An alkyl ester of an aromatic carboxylic acid is obtained by introducing a gas containing molecular oxygen into a reaction zone containing a liquid mixture of an alkyl aromatic hydrocarbon and an alkyl ester of an aliphatic carboxylic acid, together with an oxidation catalyst dissolved in the mixture, maintaining the reaction zone at 150-300 DEG C. and under a pressure sufficient to maintain at least 1.25 mole equivalents of the alkyl ester per alkyl group of the alkyl aromatic hydrocarbon in the liquid phase, and withdrawing the oxidised mixture from the reaction zone. The process is particularly applicable to the production of dimethyl terephthalate from p-xylene. Toluene and durene are examples of other alkyl aromatic hydrocarbons which may be used, and methyl acetate, formate, propionate, 3.5.6- trichloroperfluoro-hexanoate, and perfluoroacetate, and dimethyl oxalate and perfluoroglutarate, are examples of alkyl esters.
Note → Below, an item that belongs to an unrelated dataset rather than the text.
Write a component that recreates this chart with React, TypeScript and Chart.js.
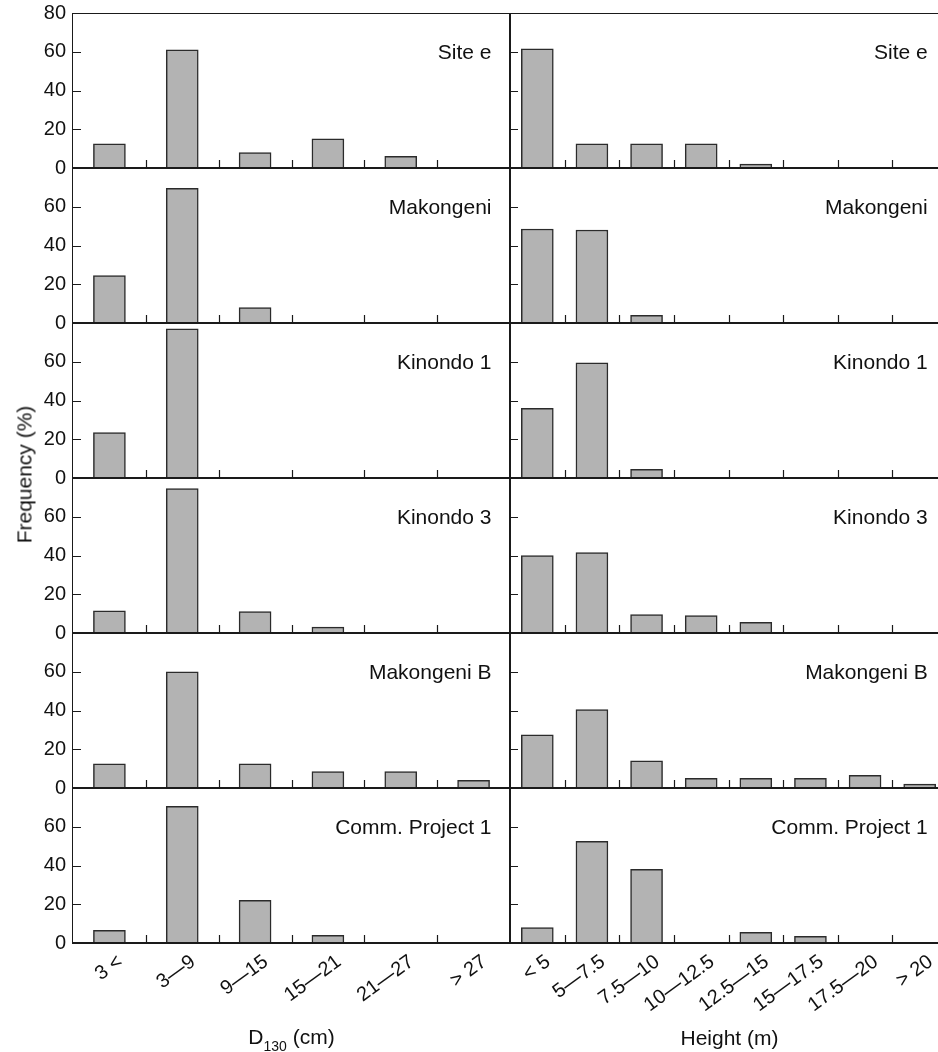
import React, { useEffect, useRef } from 'react';
import { Chart, registerables } from 'chart.js';

Chart.register(...registerables);

// ---------------- data ----------------
const sites = ['Site e', 'Makongeni', 'Kinondo 1', 'Kinondo 3', 'Makongeni B', 'Comm. Project 1'];
const diameterClasses = ['3 <', '3—9', '9—15', '15—21', '21—27', '> 27'];
const heightClasses = ['< 5', '5—7.5', '7.5—10', '10—12.5', '12.5—15', '15—17.5', '17.5—20', '> 20'];
const yTicks = [0, 20, 40, 60, 80];

const siteE_D = [12.5, 61, 8, 15, 6, 0];
const makongeni_D = [24.5, 69.5, 8, 0, 0, 0];
const kinondo1_D = [23.5, 77, 0, 0, 0, 0];
const kinondo3_D = [11.5, 74.5, 11, 3, 0, 0];
const makongeniB_D = [12.5, 60, 12.5, 8.5, 8.5, 4];
const commProject1_D = [6.5, 70.5, 22, 4, 0, 0];

const siteE_H = [61.5, 12.5, 12.5, 12.5, 2, 0, 0, 0];
const makongeni_H = [48.5, 48, 4, 0, 0, 0, 0, 0];
const kinondo1_H = [36, 59.5, 4.5, 0, 0, 0, 0, 0];
const kinondo3_H = [40, 41.5, 9.5, 9, 5.5, 0, 0, 0];
const makongeniB_H = [27.5, 40.5, 14, 5, 5, 5, 6.5, 2];
const commProject1_H = [8, 52.5, 38, 0, 5.5, 3.5, 0, 0];

const diameterSeries = [siteE_D, makongeni_D, kinondo1_D, kinondo3_D, makongeniB_D, commProject1_D];
const heightSeries = [siteE_H, makongeni_H, kinondo1_H, kinondo3_H, makongeniB_H, commProject1_H];

// ---------------- layout / style ----------------
const FONT = "'Liberation Sans', Arial, Helvetica, sans-serif";
const TEXT = '#111111';
const LINE = '#1a1a1a';
const TOP = 13;
const ROW_H = 155;
const LEFT_X = 73;
const MID_X = 510;
const PLOT_W = 437;
const PAD_T = 24;
const PAD_B = 24;
const PAD_R = 10;
const RIGHT_LM = 40;
const X_AXIS_H = 80;
const ROT = 36;

Chart.defaults.font.family = FONT;

function framePlugin(row: number, col: number) {
  return {
    id: 'frame' + row + '_' + col,
    afterDatasetsDraw(chart: any) {
      const { ctx, chartArea, scales } = chart;
      const { left, right, top, bottom } = chartArea;
      const seg = (x1: number, y1: number, x2: number, y2: number) => {
        ctx.beginPath();
        ctx.moveTo(x1, y1);
        ctx.lineTo(x2, y2);
        ctx.stroke();
      };
      ctx.save();
      ctx.strokeStyle = LINE;
      ctx.lineCap = 'butt';
      // inward y ticks
      ctx.lineWidth = 1;
      yTicks
        .filter((v) => v > 0 && v < 80)
        .forEach((v) => {
          const y = Math.round(scales.y.getPixelForValue(v)) + 0.5;
          seg(left, y, left + 8, y);
        });
      // inward x ticks between categories
      const n = chart.data.labels.length;
      ctx.lineWidth = 1.2;
      for (let i = 1; i < n; i++) {
        const x = Math.round((scales.x.getPixelForValue(i - 1) + scales.x.getPixelForValue(i)) / 2) + 0.5;
        seg(x, bottom, x, bottom - 8);
      }
      // vertical axis line
      if (col === 0) {
        ctx.lineWidth = 1;
        seg(left - 0.5, top, left - 0.5, bottom + 1);
      } else {
        ctx.lineWidth = 2;
        seg(left, top, left, bottom + 1);
      }
      // top frame line
      if (row === 0) {
        ctx.lineWidth = 1;
        seg(left - 1, top + 0.5, right, top + 0.5);
      }
      // zero line
      ctx.lineWidth = 2;
      seg(left - 1, bottom, right, bottom);
      ctx.restore();
    },
  };
}

function Panel({ row, col }: { row: number; col: number }) {
  const ref = useRef<HTMLCanvasElement | null>(null);
  const isLeft = col === 0;
  const isBottom = row === 5;
  const canvasLeft = isLeft ? 0 : MID_X - RIGHT_LM;
  const width = isLeft ? LEFT_X + PLOT_W + PAD_R : RIGHT_LM + PLOT_W + PAD_R;
  const height = PAD_T + ROW_H + (isBottom ? X_AXIS_H : PAD_B);
  const canvasTop = TOP + row * ROW_H - PAD_T;

  useEffect(() => {
    const labels = isLeft ? diameterClasses : heightClasses;
    const values = isLeft ? diameterSeries[row] : heightSeries[row];
    const chart = new Chart(ref.current as HTMLCanvasElement, {
      type: 'bar',
      data: {
        labels,
        datasets: [
          {
            data: values,
            backgroundColor: '#b3b3b3',
            borderColor: '#2b2b2b',
            borderWidth: 1.5,
            barThickness: 32,
            borderSkipped: 'start',
          },
        ],
      },
      options: {
        animation: false,
        responsive: false,
        maintainAspectRatio: false,
        events: [],
        layout: {
          padding: {
            top: PAD_T,
            bottom: isBottom ? 0 : PAD_B,
            left: isLeft ? 0 : RIGHT_LM,
            right: PAD_R,
          },
        },
        plugins: {
          legend: { display: false },
          tooltip: { enabled: false },
          title: { display: false },
        },
        scales: {
          x: {
            type: 'category',
            offset: true,
            display: isBottom,
            grid: { display: false, drawTicks: false },
            border: { display: false },
            ticks: {
              autoSkip: false,
              maxRotation: ROT,
              minRotation: ROT,
              padding: 7,
              labelOffset: 11,
              color: TEXT,
              font: { size: 20, family: FONT },
            },
            afterFit: (s: any) => {
              s.height = isBottom ? X_AXIS_H : 0;
            },
          },
          y: {
            min: 0,
            max: 80,
            display: isLeft,
            grid: { display: false, drawTicks: false },
            border: { display: false },
            afterBuildTicks: (s: any) => {
              s.ticks = yTicks.map((v) => ({ value: v }));
            },
            ticks: {
              padding: 7,
              color: TEXT,
              font: { size: 20, family: FONT },
              callback: (v: any) => (row > 0 && Number(v) === 80 ? '' : String(v)),
            },
            afterFit: (s: any) => {
              s.width = isLeft ? LEFT_X : 0;
            },
          },
        },
      } as any,
      plugins: [framePlugin(row, col)],
    });
    return () => chart.destroy();
  }, [row, col]);

  return (
    <canvas
      ref={ref}
      width={width}
      height={height}
      style={{ position: 'absolute', left: canvasLeft, top: canvasTop, width, height }}
    />
  );
}

export default function App() {
  const rows = [0, 1, 2, 3, 4, 5];
  const textBase: React.CSSProperties = {
    position: 'absolute',
    fontFamily: FONT,
    fontSize: 21,
    lineHeight: '21px',
    color: TEXT,
    whiteSpace: 'nowrap',
  };
  return (
    <div
      style={{
        position: 'absolute',
        left: 0,
        top: 0,
        width: 938,
        height: 1052,
        overflow: 'hidden',
        background: '#ffffff',
      }}
    >
      {rows.map((r) => (
        <React.Fragment key={r}>
          <Panel row={r} col={0} />
          <Panel row={r} col={1} />
        </React.Fragment>
      ))}
      {sites.map((s, r) => (
        <React.Fragment key={s}>
          <div style={{ ...textBase, right: 938 - 491.5, top: TOP + r * ROW_H + 28 }}>{s}</div>
          <div style={{ ...textBase, right: 10.3, top: TOP + r * ROW_H + 28 }}>{s}</div>
        </React.Fragment>
      ))}
      <div
        style={{
          ...textBase,
          left: 23.7 - 100,
          top: 474.7 - 10.5,
          width: 200,
          textAlign: 'center',
          transform: 'rotate(-90deg)',
        }}
      >
        Frequency (%)
      </div>
      <div style={{ ...textBase, left: 291.5 - 100, top: 1025.7, width: 200, textAlign: 'center' }}>
        D
        <span style={{ fontSize: 14, position: 'relative', top: 7, lineHeight: 0 }}>130</span> (cm)
      </div>
      <div style={{ ...textBase, left: 729.5 - 100, top: 1027, width: 200, textAlign: 'center' }}>
        Height (m)
      </div>
    </div>
  );
}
Ethyl, propyl, or butyl esters may also be used. Some free carboxylic acid may be present and in the case of a perhalogenated acid it may serve as catalyst or catalyst promoter of the oxidation. Oxides, hydroxides, inorganic and organic acid salts of cobalt, lead, manganese, chromium, iron, cerium, and vanadium may be used as oxidation catalyst. In an example, p-xylene is oxidised with air in an autoclave in the presence of cobalt naphthenate and in the presence of methyl acetate. The reaction product contains dimethyl terephthalate, methyl hydrogen terephthalate, terephthalic acid, methyl p-toluate, and p-toluic acid. Unreacted and partially reacted material may be returned to the reaction vessel. Free aliphatic acid is preferably re-esterified before returning the residual liquor to the reaction zone.